His evidence in this regard was unchallenged (including by counsel for the Garda Commissioner) and uncontradicted, and was corroborated by evidence given by a retired RUC chief superintendent, Witness 27.
As is clear from Chapter 22 of Judge Smithwick’s report, this evidence is of pivotal importance as it drives a coach and four through the IRA’s account of mounting an operation early in the morning of March 20th, 1989, on the basis of their own surveillance of Supt Buchanan’s red Vauxhall Cavalier. It is, instead, consistent with the operation being mounted later in the morning after the meeting which the RUC officers ultimately attended in Dundalk had been arranged. Notwithstanding the clear evidence to the contrary, the authors of the critique summarily dismiss this crucial aspect with the bald assertion that “any connection between this radio activity and the attack is speculative and coincidental” .
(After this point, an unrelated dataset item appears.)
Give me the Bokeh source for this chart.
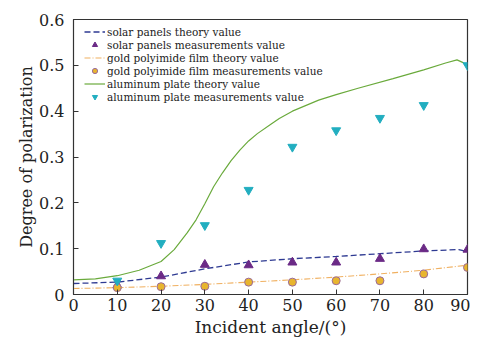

The selective nature of the authors’ approach to evidence is also demonstrated by their analysis of two other important conclusions made by Judge Smithwick. In stating that the tribunal erred in concluding that Chief Supt Breen was not the target of the IRA operation, they rely heavily on the fact that in his interview with the tribunal’s legal team, a former PIRA commander gave the “clearest message” that Breen was not the target.
However, unlike Judge Smithwick (at paragraphs 22.7.1 - 22.7.3 of his report), they make no effort to weigh this PIRA commander’s assertion against the evidence of an experienced detective sergeant in Dundalk and intelligence information received immediately after the killings, both of which clearly suggested that Chief Supt Breen was the target.
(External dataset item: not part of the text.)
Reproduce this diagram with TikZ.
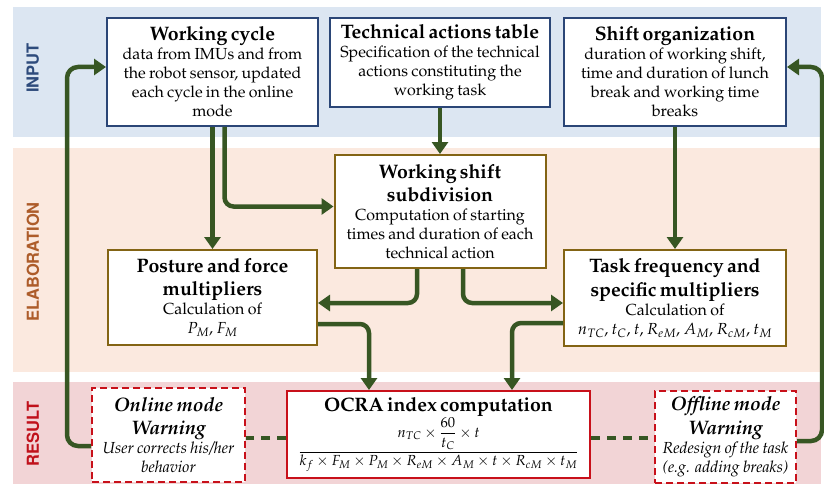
\documentclass[tikz,border=0pt]{standalone}
\usepackage[T1]{fontenc}
\usepackage{amsmath}
\usepackage{mathpazo}
\usepackage{helvet}
\usetikzlibrary{arrows.meta}

\definecolor{bandInput}{HTML}{DCE6F2}
\definecolor{bandElab}{HTML}{FBE9DF}
\definecolor{bandResult}{HTML}{F2D4D6}
\definecolor{txtInput}{HTML}{2E4B7C}
\definecolor{txtElab}{HTML}{AD5C2A}
\definecolor{txtResult}{HTML}{C0111B}
\definecolor{lineNavy}{HTML}{2B4677}
\definecolor{lineOlive}{HTML}{836414}
\definecolor{lineRed}{HTML}{C8101A}
\definecolor{flowGreen}{HTML}{375623}

\newcommand\boxtitle{\fontsize{19.5}{23.5}\selectfont\bfseries}
\newcommand\boxbody{\fontsize{16}{19}\selectfont}
\newcommand\formulasize{\fontsize{14.6}{17}\selectfont}

\tikzset{
  box/.style={draw, line width=2pt, fill=white, inner sep=2pt, align=center},
  inbox/.style={box, draw=lineNavy},
  elbox/.style={box, draw=lineOlive},
  resbox/.style={box, draw=lineRed},
  warnbox/.style={box, draw=lineRed, dash pattern=on 7pt off 4pt},
  flow/.style={draw=flowGreen, line width=4.5pt, rounded corners=9pt,
    -{Triangle[length=12pt,width=16pt]}},
  loopback/.style={flow, rounded corners=11pt},
  link/.style={draw=flowGreen, line width=3.5pt, dash pattern=on 9pt off 7pt},
  bandlabel/.style={rotate=90, font=\sffamily\bfseries\fontsize{16.5}{18}\selectfont},
}

\begin{document}
\begin{tikzpicture}[x=1pt,y=-1pt]
\useasboundingbox (0,0) rectangle (824,484);

% background bands
\fill[bandInput]  (13,7)   rectangle (821,137);
\fill[bandElab]   (13,148) rectangle (821,372);
\fill[bandResult] (13,382) rectangle (821,484);

\node[bandlabel, text=txtInput]  (lblIn)  at (33,68)  {INPUT};
\node[bandlabel, text=txtElab]   (lblEl)  at (33,262) {ELABORATION};
\node[bandlabel, text=txtResult] (lblRes) at (33,434) {RESULT};

% input row
\node[inbox, minimum width=211pt, minimum height=108pt, text width=207pt] (wc) at (212.5,72)
  {{\boxtitle Working cycle\par}\boxbody data from IMUs and from\\ the robot sensor, updated\\ each cycle in the online\\ mode\par};
\node[inbox, minimum width=220pt, minimum height=89pt, text width=216pt] (tat) at (440,62.5)
  {{\boxtitle Technical actions table\par}\boxbody Specification of the technical\\ actions constituting the\\ working task\par};
\node[inbox, minimum width=222pt, minimum height=108pt, text width=218pt] (so) at (675,72)
  {{\boxtitle Shift organization\par}\boxbody duration of working shift,\\ time and duration of lunch\\ break and working time\\ breaks\par};

% elaboration row
\node[elbox, minimum width=211pt, minimum height=113pt, text width=207pt] (wss) at (440,211.5)
  {{\boxtitle Working shift\\ subdivision\par}\boxbody Computation of starting\\ times and duration of each\\ technical action\par};
\node[elbox, minimum width=209pt, minimum height=95pt, text width=205pt] (pf) at (212.5,297.5)
  {{\boxtitle Posture and force\\ multipliers\par}\boxbody Calculation of\\ $P_M$, $F_M$\par};
\node[elbox, minimum width=222pt, minimum height=96pt, text width=218pt] (tf) at (675,298)
  {{\boxtitle Task frequency and\\ specific multipliers\par}\boxbody Calculation of\\ $n_{TC}$, $t_C$, $t$, $R_{eM}$, $A_M$, $R_{cM}$, $t_M$\par};

% result row
\node[resbox, minimum width=303pt, minimum height=87pt, text width=299pt] (ocra) at (438.5,434.5)
  {{\boxtitle OCRA index computation\par}\formulasize
   $\dfrac{n_{TC}\times\dfrac{60}{t_C}\times t}{k_f\times F_M\times P_M\times R_{eM}\times A_M\times t\times R_{cM}\times t_M}$\par};
\node[warnbox, minimum width=153pt, minimum height=94pt, text width=149pt] (online) at (168.5,435)
  {{\boxtitle\itshape Online mode\\ Warning\par}\boxbody\itshape User corrects his/her\\ behavior\par};
\node[warnbox, minimum width=141pt, minimum height=92pt, text width=137pt] (offline) at (725.5,437)
  {{\boxtitle\itshape Offline mode\\ Warning\par}\boxbody\itshape Redesign of the task\\ (e.g. adding breaks)\par};

% flows between blocks
\draw[flow] (wc.south) -- (pf.north);
\draw[flow] ([xshift=12pt]wc.south) |- ([yshift=5pt]wss.west);
\draw[flow] (tat.south) -- (wss.north);
\draw[flow] (so.south) -- (tf.north);
\draw[flow] ([xshift=-23pt]wss.south) |- ([yshift=-5.5pt]pf.east);
\draw[flow] ([xshift=23pt]wss.south) |- ([yshift=-5pt]tf.west);
\draw[flow] ([yshift=-26.5pt]pf.east) -| ([xshift=-69.5pt]ocra.north);
\draw[flow] ([yshift=-25pt]tf.west) -| ([xshift=73.5pt]ocra.north);

% warnings linked to the index
\draw[link] ([yshift=-3.5pt]ocra.west) -- ([yshift=-3.5pt]ocra.west -| online.east);
\draw[link] ([yshift=-3.5pt]ocra.east) -- ([yshift=-3.5pt]ocra.east -| offline.west);

% feedback loops
\draw[loopback] ([yshift=-11pt]online.west) -- ++(-24,0) |- ([yshift=5pt]wc.west);
\draw[loopback] ([yshift=-4pt]offline.east) -- ++(25,0) |- ([yshift=5pt]so.east);
\end{tikzpicture}
\end{document}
On the other hand, in asserting that the tribunal was wrong to conclude that the IRA intended to kidnap and interrogate the two RUC officers before murdering them, the authors ignore completely the IRA account to this effect, to which, in all other respects, they are so keen to attach primordial weight.
Elsewhere, the critique criticises the tribunal for relying on the evidence of Assistant Chief Constable Drew Harris of the PSNI on the basis that he was only the “conduit” for the intelligence information to which his evidence related; but equally it criticises the chairman for relying on the evidence of the Garda handler of an informant who provided three strands of information suggesting collusion (intelligence classified by a retired assistant commissioner from the Garda crime and security branch as “without doubt high-grade intelligence”) on the basis that “the handler should not be the evaluator of the information”.
The critique is highly selective not only in terms of the evidence the former gardaí choose to rely upon, but also in its interpretation of the tribunal’s conclusions. The former gardaí state that “the tribunal conclusively found that none of these three members were the colluders”.
Judge Smithwick’s conclusions were in fact much more nuanced. He concluded that former Sgt Hickey “was not in a position to have colluded” in the murders of the two officers, and that, bearing in mind the standard of proof required pursuant to the Supreme Court decision in Lawlor v Planning Tribunal 1 I.R. 170, “the evidence does not establish” that retired Sgts Hickey or Corrigan colluded.
This very considered conclusion puts paid to the suggestion that the tribunal set out to prove the hypothesis that retired Sgt Corrigan (or Hickey or Colton) colluded with the Provisional IRA.
The Smithwick report is a comprehensive, nuanced and fair document. With its 198 witnesses and vast volumes of documentation, it is very easy for any individual to select from it the evidence (or, as is the case here, the information) which supports his or her point of view.
However, the task of a tribunal is painstakingly to assess and weigh all the evidence. In performing that task, Judge Smithwick, unlike the former gardaí who wrote this critique, two of whom were witnesses before the tribunal, has demonstrated his independence.
John McBurney is the solicitor who represented the family of Chief Supt Harry Breen at the Smithwick Tribunal.